It has now been three years since I packed my suitcases in Zurich and together with my son, then eight, decided to return to live in my country. So this may appear to be a simple story of an immigrant returning to her homeland, but for the fact that we both had left “permanently.” I will not explain the twisted concept that begins to take effect after one has been outside the country for 11 months, because everyone – those inside and outside – know it very well.*
Once the decision was made to return to the island, we bought roundtrip tickets, sent our passports to the Cuban consulate in Bern to get the authorization stamps, and took a plane with a stopover in Paris. At the Cuban airport we get the usual questions about the reason for our trip, to which my son and I responded with the learned script, “We have come for two weeks to visit family.” In the scant twenty kilos of luggage we have all our personal belongings, having made sure that none betray that this is a journey of no return.
They approve the two weeks included in the ticket and insure that our names echo on the loudspeakers in the José Martí airport, without which we would never get to occupy the seats we bought.
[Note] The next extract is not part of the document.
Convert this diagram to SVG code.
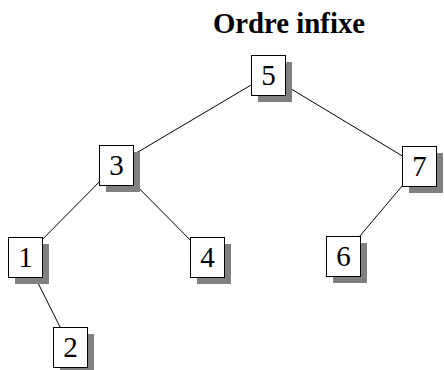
<svg xmlns="http://www.w3.org/2000/svg" width="444" height="370" viewBox="0 0 444 370">
  <style>
    .edge { stroke: #000; stroke-width: 1; fill: none; }
    .shadow { fill: #808080; }
    .box { fill: #fff; stroke: #000; stroke-width: 1; }
    .label { font-family: "Liberation Serif", "Times New Roman", serif; font-size: 29px; text-anchor: middle; fill: #000; }
    .title { font-family: "Liberation Serif", "Times New Roman", serif; font-size: 28.8px; font-weight: bold; text-anchor: middle; fill: #000; }
  </style>
  <defs>
    <g id="node-shape">
      <rect class="shadow" x="7" y="7" width="34" height="40"/>
      <rect class="box" x="0.5" y="0.5" width="34" height="40"/>
    </g>
  </defs>
  <rect width="444" height="370" fill="#fff"/>
  <text class="title" x="289" y="33">Ordre infixe</text>

  <!-- tree edges, centre to centre, hidden under the boxes -->
  <g id="connectors">
    <line class="edge" x1="268" y1="75" x2="116" y2="165"/>
    <line class="edge" x1="268" y1="75" x2="419" y2="166"/>
    <line class="edge" x1="116" y1="165" x2="25" y2="257"/>
    <line class="edge" x1="116" y1="165" x2="207" y2="257"/>
    <line class="edge" x1="419" y1="166" x2="343" y2="256"/>
    <line class="edge" x1="25" y1="257" x2="70" y2="347"/>
  </g>

  <g id="n5" transform="translate(251,55)">
    <use href="#node-shape"/>
    <text class="label" x="17.5" y="30">5</text>
  </g>
  <g id="n3" transform="translate(99,145)">
    <use href="#node-shape"/>
    <text class="label" x="17.5" y="30">3</text>
  </g>
  <g id="n7" transform="translate(402,146)">
    <use href="#node-shape"/>
    <text class="label" x="17.5" y="30">7</text>
  </g>
  <g id="n1" transform="translate(8,237)">
    <use href="#node-shape"/>
    <text class="label" x="17.5" y="30">1</text>
  </g>
  <g id="n4" transform="translate(190,237)">
    <use href="#node-shape"/>
    <text class="label" x="17.5" y="30">4</text>
  </g>
  <g id="n6" transform="translate(326,236)">
    <use href="#node-shape"/>
    <text class="label" x="17.5" y="30">6</text>
  </g>
  <g id="n2" transform="translate(53,327)">
    <use href="#node-shape"/>
    <text class="label" x="17.5" y="30">2</text>
  </g>
</svg>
Then begins the search for information, to know the risks and possible results of a “passion to stay.” Everyone I asked about whether they knew of any other cases that could serve as a guide to me, opened their eyes wide and told me, “You are crazy.” So yes, an unusual madness, little seen, rarely documented… but delirious in the end.
My friends thought I was joking, my mom refused to believe that her daughter no longer lived in Switzerland, the land of milk and chocolate, and my neighbors thought Mata Hari had returned from Europe. The key was given to me by someone I bumped into: “The only thing you have to do is destroy your passport. Without a passport they can’t force you to get on the plane.” With this act, I experienced, for a few months, what it’s like to be undocumented in your own country.
On August 12, 2004, I presented myself to provincial immigration to announce, “I am me, even though I have no documents to prove that I have come to stay.” What a surprise when they told me: go to the end of the line for “returnees” and tell lieutenant Sarahi to give you the form for getting an identity card. One man returning from Spain with his wife and daughter, after living there five years, told me, “Don’t worry, they will try to force you to go but you can refuse. The worst thing that can happen is that you will be detained for two weeks, but the jail is right here and the mattresses are the best.” I breathed easy… at least sleeping was guaranteed.
They made a “stayed” file for me and warned me that “never again would I return from leaving the country” and that they were being lenient with me because I had a son to care for. I didn’t get to try the famous mattresses because I couldn’t keep him with me, nor could he be left in the street. The key that “greased the skids,” is that I did not have any property that was confiscated when I left – who in Generation Y owns any property in Cuba? – and in addition I could count on being welcomed back into the nuclear family where I had lived before. Every week I would have to present myself at immigration control until October 2004, at which time I would be issued new identity papers. The ration quota would be returned to us in the middle of December… and everything would be back to the way it was.
I don’t tell this story to explain what many still see as a senseless act, but rather to tell those who at times have wondered what to do, it is possible. It is not so unattainable or unusual as the entangled immigration laws and decrees would have us believe. For months, from Zurich, I surfed the internet looking for some testimony that would tell me, “you can,” but I found only words of surprise, suspicion and denial. So, thinking about other demented people, like myself, who are considering the idea of coming back to stay, I have written this “Chronicle of a Return.”
*Translator’s note: Cuban citizenship and travel laws are too complicated to try to explain here. Briefly, however, a citizen who leaves the country for more than eleven months without making special arrangements, may not be allowed return.